Given task -> Here are some records; quote them exactly, leaving out the pictures.

Entries with chart source code ->
(begin)

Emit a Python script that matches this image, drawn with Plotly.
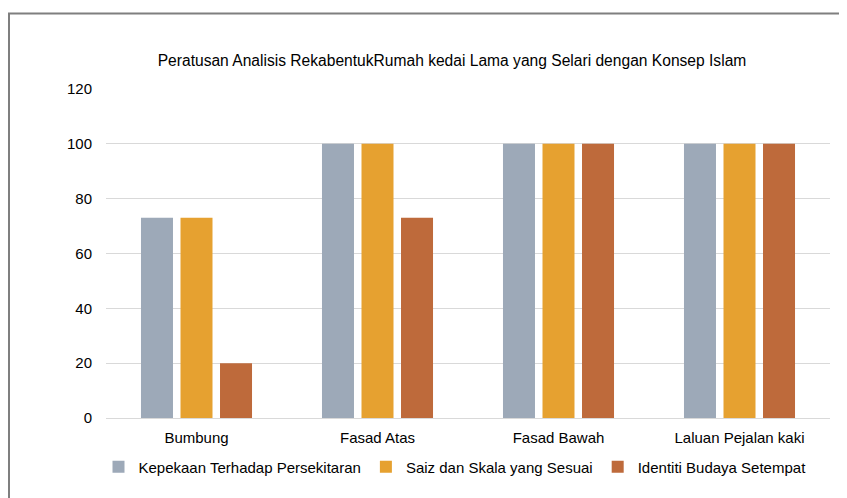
import plotly.graph_objects as go

categories = ["Bumbung", "Fasad Atas", "Fasad Bawah", "Laluan Pejalan kaki"]
series_names = ["Kepekaan Terhadap Persekitaran", "Saiz dan Skala yang Sesuai", "Identiti Budaya Setempat"]
kepekaan = [73, 100, 100, 100]
saiz = [73, 100, 100, 100]
identiti = [20, 73, 100, 100]
colors = ["#9DA9B8", "#E6A130", "#BE6A3B"]
y_ticks = [0, 20, 40, 60, 80, 100, 120]

fig = go.Figure()
for name, vals, c in zip(series_names, [kepekaan, saiz, identiti], colors):
    fig.add_trace(go.Bar(x=categories, y=vals, name=name, marker=dict(color=c, line=dict(width=0))))

OFF = 8  # page body margin
W, H = 847 - OFF, 498 - OFF
# target screen positions of plot area
SL, SR, ST, SB = 106, 830, 89, 418
L, T = SL - OFF, ST - OFF
R = W - (SR - OFF)
B = H - (SB - OFF)
pw, ph = W - L - R, H - T - B

def px_x(x):
    return (x - OFF - L) / pw

def px_y(y):
    return (H - B - (y - OFF)) / ph

font_main = "Liberation Sans, Arial, sans-serif"

fig.update_layout(
    width=W, height=H,
    margin=dict(l=L, r=R, t=T, b=B),
    paper_bgcolor="white", plot_bgcolor="white",
    barmode="group", bargap=0.345, bargroupgap=0.19,
    title=dict(text="Peratusan Analisis RekabentukRumah kedai Lama yang Selari dengan Konsep Islam",
               x=px_x(452), xref="paper", xanchor="center",
               y=1 - (61 - OFF) / H, yref="container", yanchor="middle",
               font=dict(family=font_main, size=15.6, color="#000000")),
    xaxis=dict(showgrid=False, showline=True, linecolor="#D9D9D9", linewidth=1,
               tickfont=dict(family=font_main, size=15, color="#000000"), ticks="",
               ticklabelstandoff=6),
    yaxis=dict(range=[0, 120], tickvals=y_ticks, showgrid=True, gridcolor="#D9D9D9", gridwidth=1,
               zeroline=False, ticks="", ticklabelstandoff=13,
               tickfont=dict(family=font_main, size=15, color="#000000")),
    legend=dict(orientation="h", x=px_x(455), xanchor="center", y=px_y(467), yanchor="middle",
                font=dict(family=font_main, size=15, color="#000000"), itemwidth=30,
                tracegroupgap=0),
    showlegend=True,
)

# outer frame: only left and top edges fall inside the view
fig.add_shape(type="line", xref="paper", yref="paper",
              x0=px_x(9), x1=px_x(9), y0=px_y(700), y1=px_y(13.5),
              line=dict(color="#7F7F7F", width=2), layer="below")
fig.add_shape(type="line", xref="paper", yref="paper",
              x0=px_x(8), x1=px_x(1200), y0=px_y(13.5), y1=px_y(13.5),
              line=dict(color="#7F7F7F", width=2), layer="below")

fig.write_html("out.html")
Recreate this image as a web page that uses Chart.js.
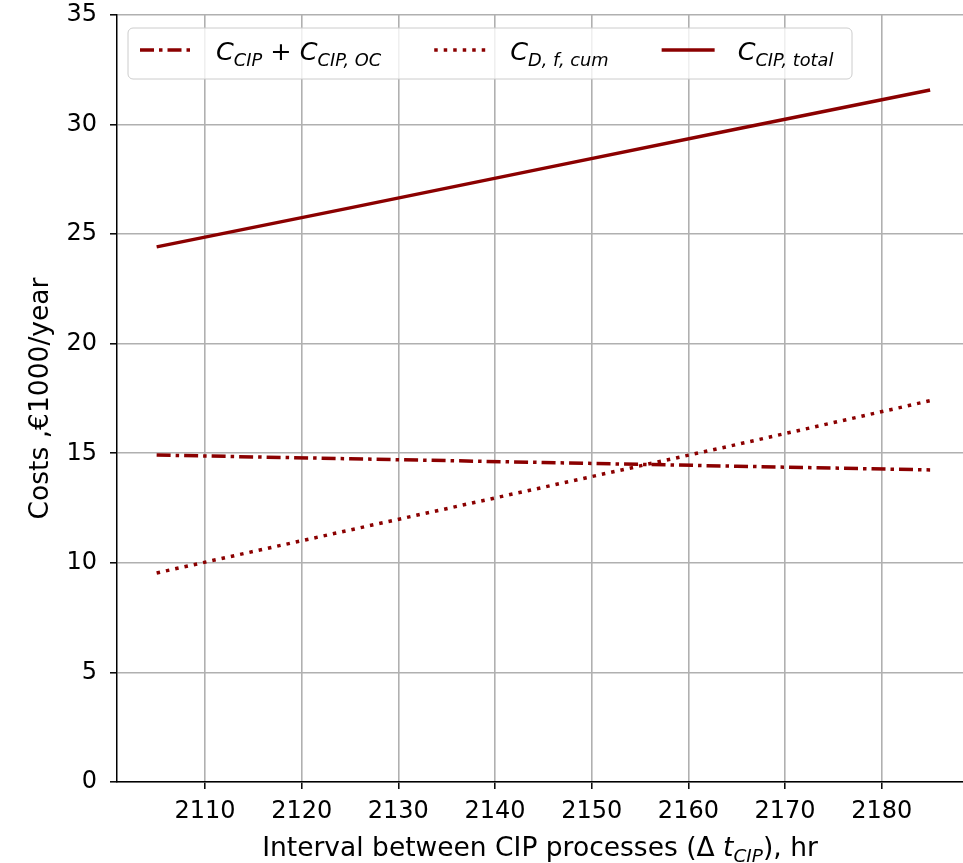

(end)

Task response ->
Emit a Python script that matches this image, drawn with Plotly.
import plotly.graph_objects as go

categories = ["Bumbung", "Fasad Atas", "Fasad Bawah", "Laluan Pejalan kaki"]
series_names = ["Kepekaan Terhadap Persekitaran", "Saiz dan Skala yang Sesuai", "Identiti Budaya Setempat"]
kepekaan = [73, 100, 100, 100]
saiz = [73, 100, 100, 100]
identiti = [20, 73, 100, 100]
colors = ["#9DA9B8", "#E6A130", "#BE6A3B"]
y_ticks = [0, 20, 40, 60, 80, 100, 120]

fig = go.Figure()
for name, vals, c in zip(series_names, [kepekaan, saiz, identiti], colors):
    fig.add_trace(go.Bar(x=categories, y=vals, name=name, marker=dict(color=c, line=dict(width=0))))

OFF = 8  # page body margin
W, H = 847 - OFF, 498 - OFF
# target screen positions of plot area
SL, SR, ST, SB = 106, 830, 89, 418
L, T = SL - OFF, ST - OFF
R = W - (SR - OFF)
B = H - (SB - OFF)
pw, ph = W - L - R, H - T - B

def px_x(x):
    return (x - OFF - L) / pw

def px_y(y):
    return (H - B - (y - OFF)) / ph

font_main = "Liberation Sans, Arial, sans-serif"

fig.update_layout(
    width=W, height=H,
    margin=dict(l=L, r=R, t=T, b=B),
    paper_bgcolor="white", plot_bgcolor="white",
    barmode="group", bargap=0.345, bargroupgap=0.19,
    title=dict(text="Peratusan Analisis RekabentukRumah kedai Lama yang Selari dengan Konsep Islam",
               x=px_x(452), xref="paper", xanchor="center",
               y=1 - (61 - OFF) / H, yref="container", yanchor="middle",
               font=dict(family=font_main, size=15.6, color="#000000")),
    xaxis=dict(showgrid=False, showline=True, linecolor="#D9D9D9", linewidth=1,
               tickfont=dict(family=font_main, size=15, color="#000000"), ticks="",
               ticklabelstandoff=6),
    yaxis=dict(range=[0, 120], tickvals=y_ticks, showgrid=True, gridcolor="#D9D9D9", gridwidth=1,
               zeroline=False, ticks="", ticklabelstandoff=13,
               tickfont=dict(family=font_main, size=15, color="#000000")),
    legend=dict(orientation="h", x=px_x(455), xanchor="center", y=px_y(467), yanchor="middle",
                font=dict(family=font_main, size=15, color="#000000"), itemwidth=30,
                tracegroupgap=0),
    showlegend=True,
)

# outer frame: only left and top edges fall inside the view
fig.add_shape(type="line", xref="paper", yref="paper",
              x0=px_x(9), x1=px_x(9), y0=px_y(700), y1=px_y(13.5),
              line=dict(color="#7F7F7F", width=2), layer="below")
fig.add_shape(type="line", xref="paper", yref="paper",
              x0=px_x(8), x1=px_x(1200), y0=px_y(13.5), y1=px_y(13.5),
              line=dict(color="#7F7F7F", width=2), layer="below")

fig.write_html("out.html")
Recreate this image as a web page that uses Chart.js.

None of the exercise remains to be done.